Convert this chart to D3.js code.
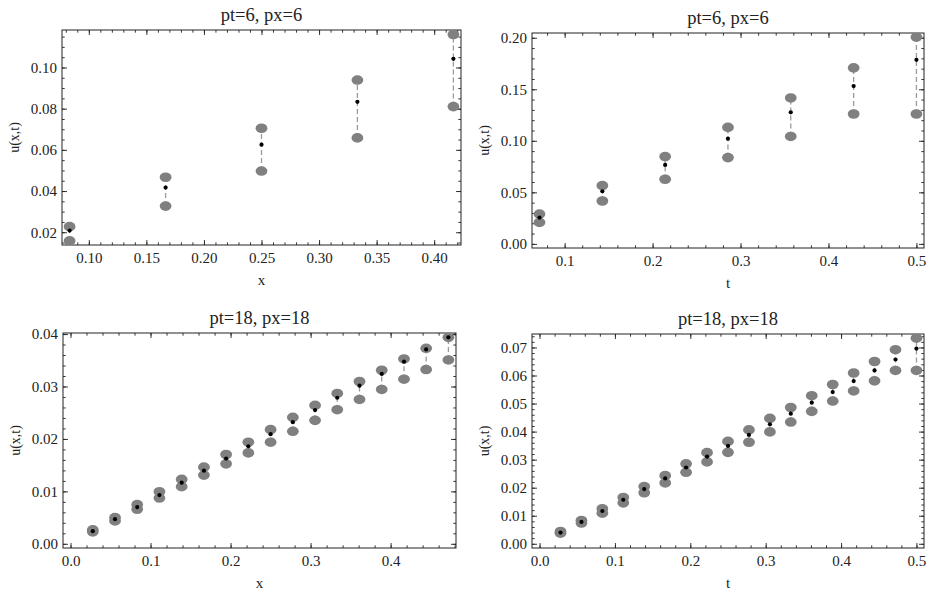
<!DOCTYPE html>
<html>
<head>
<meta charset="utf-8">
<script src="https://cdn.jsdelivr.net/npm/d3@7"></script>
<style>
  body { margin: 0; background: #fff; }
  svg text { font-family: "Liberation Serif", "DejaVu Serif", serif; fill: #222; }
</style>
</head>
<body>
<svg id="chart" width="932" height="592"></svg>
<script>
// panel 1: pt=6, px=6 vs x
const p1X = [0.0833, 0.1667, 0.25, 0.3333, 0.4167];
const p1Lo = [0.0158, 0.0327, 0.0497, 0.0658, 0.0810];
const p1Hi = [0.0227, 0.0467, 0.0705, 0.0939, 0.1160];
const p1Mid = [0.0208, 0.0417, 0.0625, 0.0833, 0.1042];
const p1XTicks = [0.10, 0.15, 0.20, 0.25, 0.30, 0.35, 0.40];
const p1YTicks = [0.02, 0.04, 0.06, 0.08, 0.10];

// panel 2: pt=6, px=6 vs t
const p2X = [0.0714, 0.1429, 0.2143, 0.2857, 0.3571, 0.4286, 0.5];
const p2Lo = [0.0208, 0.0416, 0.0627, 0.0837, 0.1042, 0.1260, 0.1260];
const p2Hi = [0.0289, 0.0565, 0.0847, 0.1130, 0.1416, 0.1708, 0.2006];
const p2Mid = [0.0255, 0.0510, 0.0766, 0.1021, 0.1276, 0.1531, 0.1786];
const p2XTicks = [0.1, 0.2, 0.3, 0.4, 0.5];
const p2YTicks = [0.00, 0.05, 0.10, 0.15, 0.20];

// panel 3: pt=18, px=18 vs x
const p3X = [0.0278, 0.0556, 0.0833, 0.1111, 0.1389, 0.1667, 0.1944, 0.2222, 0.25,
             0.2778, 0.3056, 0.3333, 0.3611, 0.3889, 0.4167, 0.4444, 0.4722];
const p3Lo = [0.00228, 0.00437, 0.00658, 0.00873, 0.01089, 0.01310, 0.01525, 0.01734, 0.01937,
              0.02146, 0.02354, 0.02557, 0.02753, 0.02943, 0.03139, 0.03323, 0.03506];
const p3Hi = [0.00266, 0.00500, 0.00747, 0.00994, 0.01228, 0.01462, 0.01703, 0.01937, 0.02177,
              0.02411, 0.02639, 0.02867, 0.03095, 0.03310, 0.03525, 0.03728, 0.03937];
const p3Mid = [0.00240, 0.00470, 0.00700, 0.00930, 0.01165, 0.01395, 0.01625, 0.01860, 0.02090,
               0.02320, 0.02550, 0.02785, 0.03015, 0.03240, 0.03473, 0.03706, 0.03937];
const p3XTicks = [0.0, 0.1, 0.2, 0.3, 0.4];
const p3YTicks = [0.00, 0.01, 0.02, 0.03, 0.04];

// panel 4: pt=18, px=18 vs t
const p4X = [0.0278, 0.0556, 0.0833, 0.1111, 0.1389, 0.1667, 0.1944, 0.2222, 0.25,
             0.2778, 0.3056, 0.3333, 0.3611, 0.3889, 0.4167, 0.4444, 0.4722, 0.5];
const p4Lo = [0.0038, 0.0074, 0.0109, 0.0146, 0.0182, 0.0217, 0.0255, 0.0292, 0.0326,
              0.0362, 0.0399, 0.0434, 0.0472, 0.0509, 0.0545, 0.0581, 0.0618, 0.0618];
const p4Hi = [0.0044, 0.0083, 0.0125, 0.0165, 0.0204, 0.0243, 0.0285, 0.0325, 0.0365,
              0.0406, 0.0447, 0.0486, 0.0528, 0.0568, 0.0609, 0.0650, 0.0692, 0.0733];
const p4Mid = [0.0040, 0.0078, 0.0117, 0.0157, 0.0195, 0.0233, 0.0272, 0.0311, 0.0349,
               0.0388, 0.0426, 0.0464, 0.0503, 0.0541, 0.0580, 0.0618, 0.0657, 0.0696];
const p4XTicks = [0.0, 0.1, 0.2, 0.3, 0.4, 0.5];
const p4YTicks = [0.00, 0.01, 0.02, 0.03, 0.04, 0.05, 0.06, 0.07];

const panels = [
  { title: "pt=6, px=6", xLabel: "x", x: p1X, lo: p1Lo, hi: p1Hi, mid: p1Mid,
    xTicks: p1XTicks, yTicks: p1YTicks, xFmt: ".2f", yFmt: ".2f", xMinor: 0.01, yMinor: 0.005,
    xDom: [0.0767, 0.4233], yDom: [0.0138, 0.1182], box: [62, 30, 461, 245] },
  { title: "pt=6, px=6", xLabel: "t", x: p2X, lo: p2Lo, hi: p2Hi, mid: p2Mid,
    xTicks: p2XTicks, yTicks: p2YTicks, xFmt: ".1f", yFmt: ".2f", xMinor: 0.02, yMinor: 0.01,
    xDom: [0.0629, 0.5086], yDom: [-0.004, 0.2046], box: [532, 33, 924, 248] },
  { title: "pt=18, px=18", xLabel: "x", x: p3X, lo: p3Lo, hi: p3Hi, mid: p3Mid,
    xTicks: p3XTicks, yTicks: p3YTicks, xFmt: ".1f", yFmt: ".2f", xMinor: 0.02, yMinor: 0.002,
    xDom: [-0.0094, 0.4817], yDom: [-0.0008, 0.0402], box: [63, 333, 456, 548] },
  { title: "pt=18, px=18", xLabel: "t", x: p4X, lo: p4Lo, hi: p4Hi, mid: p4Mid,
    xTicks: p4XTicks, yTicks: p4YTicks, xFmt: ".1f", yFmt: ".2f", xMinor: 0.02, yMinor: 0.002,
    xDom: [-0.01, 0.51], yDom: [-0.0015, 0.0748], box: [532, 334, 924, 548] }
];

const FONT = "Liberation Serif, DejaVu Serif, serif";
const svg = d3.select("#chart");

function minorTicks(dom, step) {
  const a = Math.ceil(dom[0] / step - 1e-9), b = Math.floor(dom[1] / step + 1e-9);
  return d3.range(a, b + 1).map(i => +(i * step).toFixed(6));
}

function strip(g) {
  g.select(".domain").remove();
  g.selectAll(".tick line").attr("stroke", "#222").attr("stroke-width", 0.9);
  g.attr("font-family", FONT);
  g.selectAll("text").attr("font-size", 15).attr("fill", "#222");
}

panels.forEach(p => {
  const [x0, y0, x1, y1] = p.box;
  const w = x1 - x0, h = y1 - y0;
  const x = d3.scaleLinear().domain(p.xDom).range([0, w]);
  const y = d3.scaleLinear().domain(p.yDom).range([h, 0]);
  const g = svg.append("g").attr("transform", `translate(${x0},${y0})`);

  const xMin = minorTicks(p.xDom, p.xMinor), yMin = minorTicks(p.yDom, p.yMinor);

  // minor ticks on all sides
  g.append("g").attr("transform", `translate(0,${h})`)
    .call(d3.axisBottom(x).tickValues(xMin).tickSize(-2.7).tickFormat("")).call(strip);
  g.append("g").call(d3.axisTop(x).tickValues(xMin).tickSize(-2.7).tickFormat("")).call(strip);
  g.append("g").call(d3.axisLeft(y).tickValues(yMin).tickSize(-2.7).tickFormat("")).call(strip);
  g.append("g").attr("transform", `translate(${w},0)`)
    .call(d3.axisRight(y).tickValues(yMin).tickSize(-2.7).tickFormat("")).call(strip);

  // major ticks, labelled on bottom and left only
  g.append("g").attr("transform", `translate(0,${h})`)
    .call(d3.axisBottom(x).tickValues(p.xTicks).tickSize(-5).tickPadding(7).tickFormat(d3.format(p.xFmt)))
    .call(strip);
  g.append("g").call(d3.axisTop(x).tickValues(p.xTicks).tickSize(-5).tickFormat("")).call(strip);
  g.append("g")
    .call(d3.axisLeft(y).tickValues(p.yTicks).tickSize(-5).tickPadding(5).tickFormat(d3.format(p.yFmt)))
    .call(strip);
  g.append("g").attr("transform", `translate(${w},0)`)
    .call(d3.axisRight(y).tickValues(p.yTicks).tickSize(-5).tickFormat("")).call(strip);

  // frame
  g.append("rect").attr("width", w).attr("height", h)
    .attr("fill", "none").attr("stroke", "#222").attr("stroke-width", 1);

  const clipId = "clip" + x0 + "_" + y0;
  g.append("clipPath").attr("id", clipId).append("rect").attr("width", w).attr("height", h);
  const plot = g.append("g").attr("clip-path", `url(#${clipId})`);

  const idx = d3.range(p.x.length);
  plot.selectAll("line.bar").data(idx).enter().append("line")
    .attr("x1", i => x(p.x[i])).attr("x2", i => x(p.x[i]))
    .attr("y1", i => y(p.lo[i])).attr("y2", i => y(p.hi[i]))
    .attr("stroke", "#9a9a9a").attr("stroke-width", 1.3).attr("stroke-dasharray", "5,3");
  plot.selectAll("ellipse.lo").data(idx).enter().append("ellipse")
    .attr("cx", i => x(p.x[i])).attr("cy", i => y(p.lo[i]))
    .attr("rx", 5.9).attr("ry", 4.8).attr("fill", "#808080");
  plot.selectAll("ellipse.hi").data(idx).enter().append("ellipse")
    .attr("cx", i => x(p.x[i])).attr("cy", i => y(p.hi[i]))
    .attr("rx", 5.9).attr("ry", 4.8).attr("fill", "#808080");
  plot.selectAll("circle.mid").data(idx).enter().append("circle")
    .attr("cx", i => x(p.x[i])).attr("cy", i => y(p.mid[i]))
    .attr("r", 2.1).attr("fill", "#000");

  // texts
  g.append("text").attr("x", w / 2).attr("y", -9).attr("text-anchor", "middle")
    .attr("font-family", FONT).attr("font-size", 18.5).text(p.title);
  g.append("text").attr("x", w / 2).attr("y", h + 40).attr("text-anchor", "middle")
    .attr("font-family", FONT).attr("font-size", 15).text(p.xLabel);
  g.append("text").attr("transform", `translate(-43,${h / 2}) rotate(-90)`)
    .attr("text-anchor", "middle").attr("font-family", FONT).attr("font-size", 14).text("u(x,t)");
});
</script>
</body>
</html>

####################

The task:
Return only the lines running from the top of the data to the line that holds "const p3YTicks = [0.00, 0.01, 0.02, 0.03, 0.04];". Include both of those lines, but skip the pictures.

Result of the exercise:
Convert this chart to D3.js code.
<!DOCTYPE html>
<html>
<head>
<meta charset="utf-8">
<script src="https://cdn.jsdelivr.net/npm/d3@7"></script>
<style>
  body { margin: 0; background: #fff; }
  svg text { font-family: "Liberation Serif", "DejaVu Serif", serif; fill: #222; }
</style>
</head>
<body>
<svg id="chart" width="932" height="592"></svg>
<script>
// panel 1: pt=6, px=6 vs x
const p1X = [0.0833, 0.1667, 0.25, 0.3333, 0.4167];
const p1Lo = [0.0158, 0.0327, 0.0497, 0.0658, 0.0810];
const p1Hi = [0.0227, 0.0467, 0.0705, 0.0939, 0.1160];
const p1Mid = [0.0208, 0.0417, 0.0625, 0.0833, 0.1042];
const p1XTicks = [0.10, 0.15, 0.20, 0.25, 0.30, 0.35, 0.40];
const p1YTicks = [0.02, 0.04, 0.06, 0.08, 0.10];

// panel 2: pt=6, px=6 vs t
const p2X = [0.0714, 0.1429, 0.2143, 0.2857, 0.3571, 0.4286, 0.5];
const p2Lo = [0.0208, 0.0416, 0.0627, 0.0837, 0.1042, 0.1260, 0.1260];
const p2Hi = [0.0289, 0.0565, 0.0847, 0.1130, 0.1416, 0.1708, 0.2006];
const p2Mid = [0.0255, 0.0510, 0.0766, 0.1021, 0.1276, 0.1531, 0.1786];
const p2XTicks = [0.1, 0.2, 0.3, 0.4, 0.5];
const p2YTicks = [0.00, 0.05, 0.10, 0.15, 0.20];

// panel 3: pt=18, px=18 vs x
const p3X = [0.0278, 0.0556, 0.0833, 0.1111, 0.1389, 0.1667, 0.1944, 0.2222, 0.25,
             0.2778, 0.3056, 0.3333, 0.3611, 0.3889, 0.4167, 0.4444, 0.4722];
const p3Lo = [0.00228, 0.00437, 0.00658, 0.00873, 0.01089, 0.01310, 0.01525, 0.01734, 0.01937,
              0.02146, 0.02354, 0.02557, 0.02753, 0.02943, 0.03139, 0.03323, 0.03506];
const p3Hi = [0.00266, 0.00500, 0.00747, 0.00994, 0.01228, 0.01462, 0.01703, 0.01937, 0.02177,
              0.02411, 0.02639, 0.02867, 0.03095, 0.03310, 0.03525, 0.03728, 0.03937];
const p3Mid = [0.00240, 0.00470, 0.00700, 0.00930, 0.01165, 0.01395, 0.01625, 0.01860, 0.02090,
               0.02320, 0.02550, 0.02785, 0.03015, 0.03240, 0.03473, 0.03706, 0.03937];
const p3XTicks = [0.0, 0.1, 0.2, 0.3, 0.4];
const p3YTicks = [0.00, 0.01, 0.02, 0.03, 0.04];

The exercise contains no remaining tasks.